I also dimly recall that on a previous mission to the queue of Carphone Warehouse, I was persuaded to buy a Bluetooth apparatus - to save my neck from permanent damage thanks to a nasty habit of working while clutching a phone 'twixt shoulder and ear. So, I now need a posh, Bluetooth-friendly phone. The cheapest phone which will operate on my previously agreed network is priced at £149.99. At this point, we leave the granny-friendly-terrain-of-phones-for-a-tenner far behind.
"Look," says my assistant. "Just buy it with a Virgin connection. You'll save £20. The phone with the Virgin connection is £119.95, on top of which you have to have £10 airtime top-up." But surely the notion of "topping up" is as a generous dollop of extra? Not so. At good old CW, "top-up" loses all this voluntary connotation. It is, in fact, nothing more than an extra cost, as is explained in the small print beneath the Best Possible Price list. There are some other obligations. Some of the new phones can only be sold with £30 obligatory airtime, some with £40, and some with £50. Cash purchasers must, in some cases, pay more. Why? Who knows, but the labyrinthine manner in which Carphone Warehouse markets its price-points is worthy of a Master's degree.

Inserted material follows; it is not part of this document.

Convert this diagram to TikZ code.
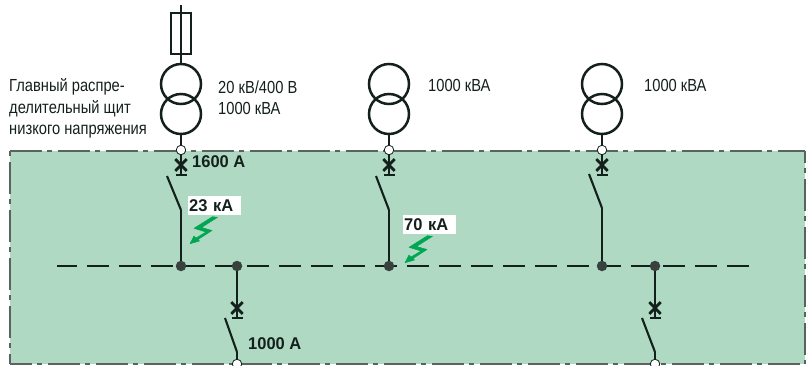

And so, I walk out of CW with a lovely new phone costing £129.95, but also a new contract with Virgin, which I shall not use, because I am already signed up to another contract, and also some "top up" points which are, in effect, "topping up" nothing, and which I also will not use.
Carphone Warehouse has just been rapped over its corporate knuckles for being rather inventive with the vérité, as far as its TalkTalk broadband "free for life" offer goes. While nothing is as untoward with its mobile phone deals, I suggest that everyone a) reads the small print and b) treats the Hot Summer Sale with extreme caution. The job performed by Carphone Warehouse's flash advertising, in my view, performs only one thing, and that is to encourage you to go to its shops and stand in its very long queues.